- _Aim_
Copy everything in the data below exactly except the pictures.

Entries with chart source code
-=-=-

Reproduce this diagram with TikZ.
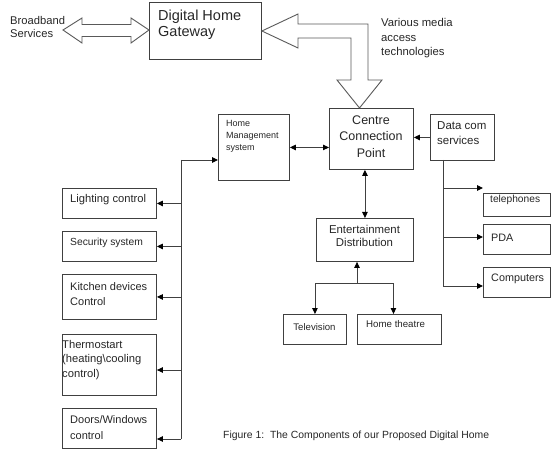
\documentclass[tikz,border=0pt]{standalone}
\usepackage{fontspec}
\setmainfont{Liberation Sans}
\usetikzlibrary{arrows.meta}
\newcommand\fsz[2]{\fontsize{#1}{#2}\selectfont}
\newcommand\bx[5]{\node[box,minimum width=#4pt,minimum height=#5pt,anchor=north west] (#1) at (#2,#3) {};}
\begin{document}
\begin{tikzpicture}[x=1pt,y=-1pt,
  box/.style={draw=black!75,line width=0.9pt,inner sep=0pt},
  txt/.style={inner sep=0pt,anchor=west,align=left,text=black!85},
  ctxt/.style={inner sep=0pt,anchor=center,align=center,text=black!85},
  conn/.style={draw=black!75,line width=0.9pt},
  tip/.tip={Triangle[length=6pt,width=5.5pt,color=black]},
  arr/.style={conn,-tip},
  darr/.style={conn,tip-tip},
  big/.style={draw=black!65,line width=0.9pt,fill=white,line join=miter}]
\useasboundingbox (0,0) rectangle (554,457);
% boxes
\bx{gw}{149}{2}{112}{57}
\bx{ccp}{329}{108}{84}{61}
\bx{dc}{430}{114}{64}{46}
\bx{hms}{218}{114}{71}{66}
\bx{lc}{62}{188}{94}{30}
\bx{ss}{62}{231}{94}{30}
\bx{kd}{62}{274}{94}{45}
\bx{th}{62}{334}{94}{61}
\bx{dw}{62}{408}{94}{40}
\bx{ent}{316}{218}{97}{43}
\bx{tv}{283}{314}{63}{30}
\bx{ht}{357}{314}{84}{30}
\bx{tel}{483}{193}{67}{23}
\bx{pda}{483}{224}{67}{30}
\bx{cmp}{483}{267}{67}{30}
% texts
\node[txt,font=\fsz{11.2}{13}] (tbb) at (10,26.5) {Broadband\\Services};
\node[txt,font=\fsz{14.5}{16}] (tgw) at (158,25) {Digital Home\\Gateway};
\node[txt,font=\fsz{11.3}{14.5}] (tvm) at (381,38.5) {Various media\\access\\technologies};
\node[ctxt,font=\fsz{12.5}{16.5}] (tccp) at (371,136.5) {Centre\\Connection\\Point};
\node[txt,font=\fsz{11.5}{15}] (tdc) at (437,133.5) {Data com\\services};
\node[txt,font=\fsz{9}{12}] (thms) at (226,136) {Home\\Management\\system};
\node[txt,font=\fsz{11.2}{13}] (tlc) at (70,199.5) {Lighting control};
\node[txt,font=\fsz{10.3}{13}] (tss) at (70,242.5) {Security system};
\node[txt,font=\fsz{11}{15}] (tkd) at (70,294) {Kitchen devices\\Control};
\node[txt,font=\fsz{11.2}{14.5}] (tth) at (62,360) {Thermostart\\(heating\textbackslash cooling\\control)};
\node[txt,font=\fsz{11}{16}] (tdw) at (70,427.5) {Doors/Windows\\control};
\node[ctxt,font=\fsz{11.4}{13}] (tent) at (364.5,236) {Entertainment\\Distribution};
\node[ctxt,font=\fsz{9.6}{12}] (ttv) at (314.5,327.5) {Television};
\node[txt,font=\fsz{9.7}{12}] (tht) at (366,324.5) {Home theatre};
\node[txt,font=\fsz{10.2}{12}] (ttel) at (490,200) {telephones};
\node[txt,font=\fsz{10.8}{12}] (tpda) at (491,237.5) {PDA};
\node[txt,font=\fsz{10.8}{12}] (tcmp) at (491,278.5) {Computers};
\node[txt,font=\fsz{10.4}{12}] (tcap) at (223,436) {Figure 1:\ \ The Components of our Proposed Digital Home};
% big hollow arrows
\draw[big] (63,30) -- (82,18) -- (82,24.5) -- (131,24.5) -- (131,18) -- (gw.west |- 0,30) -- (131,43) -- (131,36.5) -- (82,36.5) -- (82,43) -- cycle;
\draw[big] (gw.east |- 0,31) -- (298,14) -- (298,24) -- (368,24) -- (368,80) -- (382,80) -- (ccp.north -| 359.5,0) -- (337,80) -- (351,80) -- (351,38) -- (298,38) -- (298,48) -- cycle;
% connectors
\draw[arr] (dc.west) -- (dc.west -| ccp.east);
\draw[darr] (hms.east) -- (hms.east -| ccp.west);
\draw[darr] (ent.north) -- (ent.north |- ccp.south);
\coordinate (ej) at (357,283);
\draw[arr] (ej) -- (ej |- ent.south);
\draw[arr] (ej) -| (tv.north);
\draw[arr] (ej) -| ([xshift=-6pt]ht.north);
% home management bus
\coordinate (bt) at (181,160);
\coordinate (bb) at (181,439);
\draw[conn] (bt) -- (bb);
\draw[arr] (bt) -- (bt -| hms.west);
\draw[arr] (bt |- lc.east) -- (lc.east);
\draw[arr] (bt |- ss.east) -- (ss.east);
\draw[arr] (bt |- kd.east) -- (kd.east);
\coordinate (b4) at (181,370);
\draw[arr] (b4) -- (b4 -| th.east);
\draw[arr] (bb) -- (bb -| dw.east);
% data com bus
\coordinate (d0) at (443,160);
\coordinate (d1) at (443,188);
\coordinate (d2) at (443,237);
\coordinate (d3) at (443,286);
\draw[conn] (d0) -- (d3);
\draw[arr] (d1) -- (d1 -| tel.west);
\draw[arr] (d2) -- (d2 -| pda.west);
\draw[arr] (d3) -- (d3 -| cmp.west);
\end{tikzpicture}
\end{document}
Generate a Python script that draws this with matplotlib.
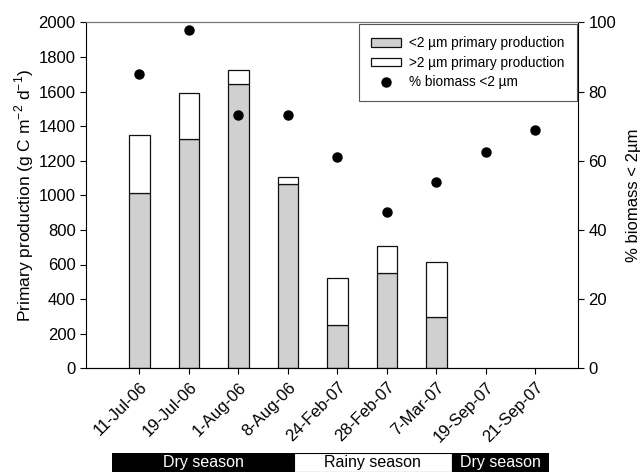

-=-=-

- _Full response_
Reproduce this diagram with TikZ.
\documentclass[tikz,border=0pt]{standalone}
\usepackage{fontspec}
\setmainfont{Liberation Sans}
\usetikzlibrary{arrows.meta}
\newcommand\fsz[2]{\fontsize{#1}{#2}\selectfont}
\newcommand\bx[5]{\node[box,minimum width=#4pt,minimum height=#5pt,anchor=north west] (#1) at (#2,#3) {};}
\begin{document}
\begin{tikzpicture}[x=1pt,y=-1pt,
  box/.style={draw=black!75,line width=0.9pt,inner sep=0pt},
  txt/.style={inner sep=0pt,anchor=west,align=left,text=black!85},
  ctxt/.style={inner sep=0pt,anchor=center,align=center,text=black!85},
  conn/.style={draw=black!75,line width=0.9pt},
  tip/.tip={Triangle[length=6pt,width=5.5pt,color=black]},
  arr/.style={conn,-tip},
  darr/.style={conn,tip-tip},
  big/.style={draw=black!65,line width=0.9pt,fill=white,line join=miter}]
\useasboundingbox (0,0) rectangle (554,457);
% boxes
\bx{gw}{149}{2}{112}{57}
\bx{ccp}{329}{108}{84}{61}
\bx{dc}{430}{114}{64}{46}
\bx{hms}{218}{114}{71}{66}
\bx{lc}{62}{188}{94}{30}
\bx{ss}{62}{231}{94}{30}
\bx{kd}{62}{274}{94}{45}
\bx{th}{62}{334}{94}{61}
\bx{dw}{62}{408}{94}{40}
\bx{ent}{316}{218}{97}{43}
\bx{tv}{283}{314}{63}{30}
\bx{ht}{357}{314}{84}{30}
\bx{tel}{483}{193}{67}{23}
\bx{pda}{483}{224}{67}{30}
\bx{cmp}{483}{267}{67}{30}
% texts
\node[txt,font=\fsz{11.2}{13}] (tbb) at (10,26.5) {Broadband\\Services};
\node[txt,font=\fsz{14.5}{16}] (tgw) at (158,25) {Digital Home\\Gateway};
\node[txt,font=\fsz{11.3}{14.5}] (tvm) at (381,38.5) {Various media\\access\\technologies};
\node[ctxt,font=\fsz{12.5}{16.5}] (tccp) at (371,136.5) {Centre\\Connection\\Point};
\node[txt,font=\fsz{11.5}{15}] (tdc) at (437,133.5) {Data com\\services};
\node[txt,font=\fsz{9}{12}] (thms) at (226,136) {Home\\Management\\system};
\node[txt,font=\fsz{11.2}{13}] (tlc) at (70,199.5) {Lighting control};
\node[txt,font=\fsz{10.3}{13}] (tss) at (70,242.5) {Security system};
\node[txt,font=\fsz{11}{15}] (tkd) at (70,294) {Kitchen devices\\Control};
\node[txt,font=\fsz{11.2}{14.5}] (tth) at (62,360) {Thermostart\\(heating\textbackslash cooling\\control)};
\node[txt,font=\fsz{11}{16}] (tdw) at (70,427.5) {Doors/Windows\\control};
\node[ctxt,font=\fsz{11.4}{13}] (tent) at (364.5,236) {Entertainment\\Distribution};
\node[ctxt,font=\fsz{9.6}{12}] (ttv) at (314.5,327.5) {Television};
\node[txt,font=\fsz{9.7}{12}] (tht) at (366,324.5) {Home theatre};
\node[txt,font=\fsz{10.2}{12}] (ttel) at (490,200) {telephones};
\node[txt,font=\fsz{10.8}{12}] (tpda) at (491,237.5) {PDA};
\node[txt,font=\fsz{10.8}{12}] (tcmp) at (491,278.5) {Computers};
\node[txt,font=\fsz{10.4}{12}] (tcap) at (223,436) {Figure 1:\ \ The Components of our Proposed Digital Home};
% big hollow arrows
\draw[big] (63,30) -- (82,18) -- (82,24.5) -- (131,24.5) -- (131,18) -- (gw.west |- 0,30) -- (131,43) -- (131,36.5) -- (82,36.5) -- (82,43) -- cycle;
\draw[big] (gw.east |- 0,31) -- (298,14) -- (298,24) -- (368,24) -- (368,80) -- (382,80) -- (ccp.north -| 359.5,0) -- (337,80) -- (351,80) -- (351,38) -- (298,38) -- (298,48) -- cycle;
% connectors
\draw[arr] (dc.west) -- (dc.west -| ccp.east);
\draw[darr] (hms.east) -- (hms.east -| ccp.west);
\draw[darr] (ent.north) -- (ent.north |- ccp.south);
\coordinate (ej) at (357,283);
\draw[arr] (ej) -- (ej |- ent.south);
\draw[arr] (ej) -| (tv.north);
\draw[arr] (ej) -| ([xshift=-6pt]ht.north);
% home management bus
\coordinate (bt) at (181,160);
\coordinate (bb) at (181,439);
\draw[conn] (bt) -- (bb);
\draw[arr] (bt) -- (bt -| hms.west);
\draw[arr] (bt |- lc.east) -- (lc.east);
\draw[arr] (bt |- ss.east) -- (ss.east);
\draw[arr] (bt |- kd.east) -- (kd.east);
\coordinate (b4) at (181,370);
\draw[arr] (b4) -- (b4 -| th.east);
\draw[arr] (bb) -- (bb -| dw.east);
% data com bus
\coordinate (d0) at (443,160);
\coordinate (d1) at (443,188);
\coordinate (d2) at (443,237);
\coordinate (d3) at (443,286);
\draw[conn] (d0) -- (d3);
\draw[arr] (d1) -- (d1 -| tel.west);
\draw[arr] (d2) -- (d2 -| pda.west);
\draw[arr] (d3) -- (d3 -| cmp.west);
\end{tikzpicture}
\end{document}
Generate a Python script that draws this with matplotlib.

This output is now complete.